Amtsgericht Bielefeld: Hohe Anforderungen an den Vortrag der Abmahner zur Täterschaft des abgemahnten Anschlussinhabers | Rechtsanwalt König in Göttingen für Strafrecht Arbeitsrecht Sozialrecht Ausländerrecht Rechtsanwalt in Göttingen für Strafrecht Arbeitsrecht Sozialrecht Ausländerrecht

13th Aug 2014

Seit einiger Zeit zeichnet sich eine gemeinsame Rechtsprechung vieler Gerichte in Verfahren über urheberrechtliche Abmahnungen ab.  Die Richter stellen an den Vortrag der Abmahner, dass der Inhaber des Internetanschlusses auch derjenige ist, der die abgemahnte Urheberrechtsverletzung begangen haben soll, hohe Anforderungen, wenn der abgemahnte Anschlussinhaber darlegt, dass es möglich ist, dass eine dritte Person die Urheberrechtsverletzung begangen haben kann.

Das Amtsgericht Bielefeld musst über die Klage entscheiden, ob der beklagte Anschlussinhaber an die Klägerin, einen führenden Tonträgerhersteller, Schadensersatz und Aufwendungen wegen einer Urheberrechtsverletzung zahlen muss.
Über den Internetanschluss des Abgemahnten soll ein Doppelalbum über eine Internettauschbörse verteilt worden sein. Der Anschlussinhaber wurde anwaltlich abgemahnt und zur Abgabe einer strafbewehrten Unterlassungserklärung sowie zum Schadensersatz aufgefordert. Die Unterlassungserklärung gab der Anschlussinhaber ab, lehnte aber eine Zahlung ab.
Es wurde vor dem AG Bielefeld Klage erhoben, in der die Klägerin ihre Schadensersatz- und Aufwendungsansprüche geltend machte. Der Anschlussinhaber verteidigte sich damit, dass er die Urheberrechtsverletzung nicht begangen habe. In seinem Haushalt lebten zum Zeitpunkt der Urheberrechtsverletzung seine Ehefrau und seine Kinder, die den Internetanschluss selbständig und regelmäßig genutzt haben.

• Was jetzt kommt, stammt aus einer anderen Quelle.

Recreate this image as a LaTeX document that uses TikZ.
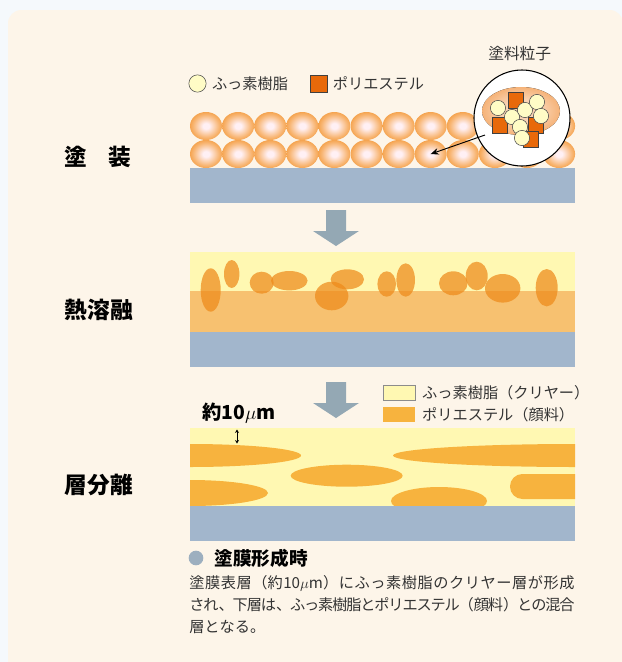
\documentclass[tikz,border=0pt]{standalone}
\usepackage{fontspec}
\setmainfont{Noto Sans CJK JP}
\usetikzlibrary{arrows.meta,positioning,shapes.geometric,calc}

\definecolor{outside}{HTML}{F5F9FC}
\definecolor{paper}{HTML}{FDF5E9}
\definecolor{base}{HTML}{A2B6CC}
\definecolor{clear}{HTML}{FFF8B2}
\definecolor{mixed}{HTML}{F7C170}
\definecolor{pigment}{HTML}{F7B33E}
\definecolor{blob}{HTML}{EE8A1A}
\definecolor{ball}{HTML}{F08A1C}
\definecolor{orbcore}{HTML}{FFF0F4}
\definecolor{orbmid}{HTML}{F8B674}
\definecolor{lenscore}{HTML}{FAD4B4}
\definecolor{lensedge}{HTML}{F29C50}
\definecolor{poly}{HTML}{E8690A}
\definecolor{fluoro}{HTML}{FFFCC6}
\definecolor{steparrow}{HTML}{94A8B4}
\definecolor{dot}{HTML}{9DAFBF}
\definecolor{ink}{HTML}{333333}

\pgfdeclareradialshading{orb}{\pgfpoint{0bp}{0bp}}{color(0bp)=(orbcore); color(5bp)=(orbcore); color(20bp)=(orbmid); color(33bp)=(ball); color(50bp)=(ball)}
\pgfdeclareradialshading{lens}{\pgfpoint{0bp}{0bp}}{color(0bp)=(lenscore); color(12bp)=(lenscore); color(34bp)=(lensedge); color(50bp)=(lensedge)}

% stretchable gaps between Japanese characters
\XeTeXlinebreaklocale "ja"
\XeTeXlinebreakskip=0pt plus 1.5pt minus 1.2pt

\tikzset{
  stage/.style={anchor=west,font=\fontsize{17pt}{20pt}\selectfont\bfseries},
  keytext/.style={anchor=west,inner sep=0pt,text=ink,font=\fontsize{11.4pt}{14pt}\selectfont},
  particle/.style={draw=none,ellipse,shading=orb,minimum width=24pt,minimum height=21pt,inner sep=0pt},
  resin/.style={fill=fluoro,draw=black!70,line width=0.4pt},
  polyester/.style={fill=poly,draw=black!75,line width=0.4pt},
}

\begin{document}
\begin{tikzpicture}[x=0.75pt,y=-0.75pt]
  \useasboundingbox (0,0) rectangle (622,662);
  \fill[outside] (0,0) rectangle (622,662);
  \fill[paper,rounded corners=10pt] (8,10) rectangle (623,700);

  % --- coating ---
  \node[stage] (coat) at (60,157) {塗\hspace{0.95em}装};
  \fill[base] (190,168) rectangle (575,203);
  \foreach \r/\y in {1/126,2/154}
    \foreach \i in {0,...,11}
      \node[particle] (b\r\i) at ({206+32.1*\i},\y) {};

  \node[circle,resin,minimum size=13pt,inner sep=0pt] (keyf) at (197.5,83.5) {};
  \node[keytext,right=4pt of keyf] (keyftext) {ふっ素樹脂};
  \node[rectangle,polyester,minimum size=12.75pt,inner sep=0pt] (keyp) at (318.5,83.5) {};
  \node[keytext,right=4pt of keyp] (keyptext) {ポリエステル};

  % magnified particle
  \node[circle,fill=white,draw=black,line width=0.8pt,minimum size=72pt,inner sep=0pt] (lens) at (522,118) {};
  \fill[shading=lens] (521,111) ellipse [x radius=39,y radius=24];
  \foreach \x/\y in {508/92,492/117,528/117,523/131}
    \filldraw[polyester] (\x,\y) rectangle ++(15,16);
  \foreach \x/\y in {498/108,512/117,525/110,537/102,541/116,520/127,522/138}
    \filldraw[resin] (\x,\y) circle [radius=7.6];
  \node[keytext,font=\fontsize{11.8pt}{14pt}\selectfont] (lenstext) at (488,54) {塗料粒子};
  \coordinate (lenstail) at (485,135);
  \draw[-{Stealth[length=6pt,width=5pt]},line width=0.7pt] (lenstail) -- (b27.center);

  % step arrows
  \foreach \t in {210,382}
    \fill[steparrow] (326,\t) -- (346,\t) -- (346,{\t+21}) -- (359,{\t+21})
      -- (336,{\t+36}) -- (313,{\t+21}) -- (326,{\t+21}) -- cycle;

  % --- melting ---
  \node[stage] (melt) at (60,310) {熱溶融};
  \fill[clear] (190,252) rectangle (575,291);
  \fill[mixed] (190,291) rectangle (575,332);
  \fill[base] (190,332) rectangle (575,367);
  \begin{scope}[fill opacity=0.72]
    \foreach \x/\y/\a/\b in {210.7/290/10/21.7, 231.7/274/7.7/14, 261.7/282.7/12/11,
        289.3/280.7/18.3/9.7, 331.7/296/16.7/14.3, 347.3/279.3/16.7/10,
        386.7/284/9.3/12.7, 405.7/280/9.3/16.7, 453.3/283.3/14.3/12,
        476.7/276/11/14.3, 502.7/288.3/17.7/14.3, 546.7/287.7/11/18.7}
      \fill[blob] (\x,\y) ellipse [x radius=\a,y radius=\b];
  \end{scope}

  % --- separation ---
  \node[stage] (split) at (60,485) {層分離};
  \fill[clear] (190,428) rectangle (575,506);
  \fill[base] (190,506) rectangle (575,541);
  \begin{scope}
    \clip (190,428) rectangle (575,505.5);
    \fill[pigment] (190,455.5) ellipse [x radius=111,y radius=11.5];
    \fill[pigment] (346.7,475.7) ellipse [x radius=56,y radius=11];
    \fill[pigment] (575,455.5) ellipse [x radius=182,y radius=11.5];
    \fill[pigment] (190,493) ellipse [x radius=78,y radius=13];
    \fill[pigment] (439,501) ellipse [x radius=48,y radius=14];
    \fill[pigment,rounded corners=9.3pt] (510,474) rectangle (600,499);
  \end{scope}

  \node[rectangle,fill=clear,draw=black!45,line width=0.4pt,minimum width=24pt,minimum height=11.25pt,inner sep=0pt] (keyclear) at (399,392.5) {};
  \node[keytext,right=5pt of keyclear] (keycleartext) {ふっ素樹脂（クリヤー）};
  \node[rectangle,fill=pigment,minimum width=24pt,minimum height=11.25pt,inner sep=0pt] (keypig) at (399,414.5) {};
  \node[keytext,right=5pt of keypig] (keypigtext) {ポリエステル（顔料）};

  \node[anchor=west,inner sep=0pt,font=\fontsize{14.5pt}{17pt}\selectfont\bfseries] (filmlabel) at (202,413) {約10$\mu$m};
  \coordinate (filmtop) at (237,429.5);
  \coordinate (filmbot) at (237,443.5);
  \draw[{Stealth[length=2.6pt,width=3pt]}-{Stealth[length=2.6pt,width=3pt]},line width=0.6pt] (filmtop) -- (filmbot);

  % --- note ---
  \node[circle,fill=dot,minimum size=11pt,inner sep=0pt] (notedot) at (196,558) {};
  \node[anchor=west,inner sep=0pt,font=\fontsize{14pt}{17pt}\selectfont\bfseries,right=8pt of notedot] (notehead) {塗膜形成時};
  \node[anchor=north west,inner sep=0pt,text=ink,text width=289pt,align=justify,font=\fontsize{11.4pt}{16.5pt}\selectfont] (notebody) at (189,575)
    {塗膜表層（約10$\mu$m）にふっ素樹脂のクリヤー層が形成\linebreak
     され、下層は、ふっ素樹脂とポリエステル（顔料）との混合\linebreak
     層となる。};
\end{tikzpicture}
\end{document}
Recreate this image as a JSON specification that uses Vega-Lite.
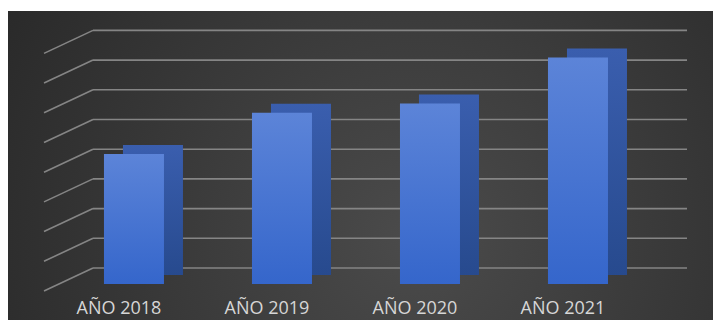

Das Amtsgericht lehnte die Haftung des Anschlussinhabers ab und wies die Klage als unbegründet ab. Es fehle bereits an einem konkreten Beweis, dass der Beklagte tatsächlich die behauptete Urheberrechtsverletzung begangen hat.
Die Rechtsprechung des BGH („Sommer unseres Lebens“) geht grundsätzlich davon aus, dass der Inhaber des Internetanschlusses, über den die Urheberrechtsverletzung begangen wurde, der Täter ist. Im Wege der sog. sekundären Darlegungslast kann der abgemahnte Anschlussinhaber geltend machen, dass die Rechtsverletzung durch eine andere Person begangen wurde. Das Gericht führt aus:
„Die Annahme einer derartigen tatsächlichen Vermutung begegnet in Haushalten, in denen mehrere Personen selbständig und unabhängig Zugang zum Internet haben, bereits grundsätzlichen Bedenken. Die Aufstellung einer tatsächlichen Vermutung setzt voraus, dass es einen empirisch gesicherten Erfahrungssatz aufgrund allgemeiner Lebensumstände dahingehend gibt, dass ein Anschlussinhaber seinen Internetzugang in erster Linie nutzt und über Art und Weise der Nutzung bestimmt und diese mit Tatherrschaft bewusst kontrolliert. Ein derartiger Erfahrungssatz existiert nicht. Die alltägliche Erfahrung in einer Gesellschaft, in der das Internet einen immer größeren Anteil einnimmt und nicht mehr wegzudenken ist, belegt vielmehr das Gegenteil. Wenn sich der Internetanschluss in einem Mehrpersonenhaushalt befindet, entspricht es vielmehr üblicher Lebenserfahrung, dass jeder Mitbewohner das Internet selbständig nutzen darf, ohne dass der Anschlussinhaber Art und Umfang der Nutzung bewusst kontrolliert (AG Düsseldorf, Urteil v. 19.11.2013, 57 C 3144/13).“

Der Anschlussinhaber genüge seiner sekundären Darlegungslast daher, wenn er seine Täterschaft bestreitet und darlegt, dass seine Hausgenossen selbständig auf den Internetanschluss zugreifen können, weil sich daraus bereits die ernsthafte Möglichkeit eines anderen Geschehensablaufs als die seiner Alleintäterschaft ergibt. Er muss nicht ermitteln, wer möglicherweise als Täter in Betracht kommt. Der beklagte Anschlussinhaber ist daher seiner sekundären Darlegungslast nachgekommen.